Indian painter (1938–1994)

Anis Farooqi (29 January 1938 – 8 September 1994) was an Indian painter, scholar, art historian and former director of the National Gallery of Modern Art, New Delhi. He has been the recipient of 32nd National Award by Lalit Kala Akademi in 1989.

== Education ==
Farooqi completed his Diploma in Drawing and Painting from Sir J.J. School of Art, Mumbai, in 1959. After that, he finished his MA in Drawing and Painting from Agra University in 1962. He later earned his PhD in the History of Indian Art from Agra University under the late Professor Nirharanjan Ray.

== Work ==
Following the completion his PhD, Farooqi joined the National Gallery of Modern Art. After two decades of service, he was appointed director of the NGMA. During this time, he initiated the publication of a comprehensive catalog documenting 3,000 works from the Gallery's then collection of 14,000 artworks. The catlogue recorded the details such as artist's name, acquisition number, title, and medium.
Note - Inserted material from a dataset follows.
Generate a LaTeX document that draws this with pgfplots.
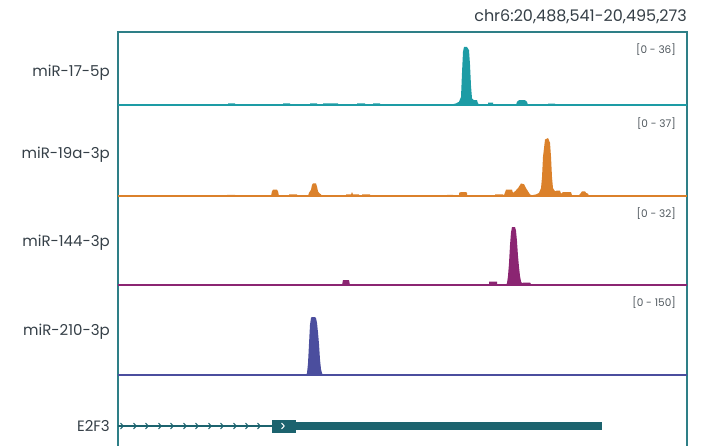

Farooqi managed and organised exhibitions and also archived the works of many artists. He curated the exhibition Indian Women Sculptors' in 1987. In 1989, along with GM Sheikh and Geeta Kapur, he organised the exhibition Birth of Modernity at the NGMA as part of the Festival of France in India.

Farooqi’s artworks are held in several notable collections. These include the National Gallery of Modern Art in New Delhi, State Lalit Kala Akademi in Uttar Pardesh, and Sahitya Kala Parishad in Delhi. His works are also part of the collections at the Punjab Government Museum and the Punjab University Museum in Chandigarh. Other institutions that hold his work include the British India Corporation in Kanpur, Ghalib Academy, Doordarshan, and the Institute of Medicine and Medical Research in New Delhi.

His academic works have been part of course work in the Faculty of Arts at several institutions and board including CBSE and Punjab University, Jamia Millia Islamia etc. His book 'Hindustani Masavri' was the part of fine arts curriculum in senior secondary examination of CBSE till 2012. His another book Art of India and Persia' was the output of his doctoral thesis. He has written biographical sketch of many artists including Sayed Haider Raza, MF Hussain, Satish Gujral, Nalini Mehta and others. In 1985, he along with Culture Secretary of Karnataka Govt Chiranjeev Singh, and through their combined efforts, they initiated the establishment of the NGMA Bangalore.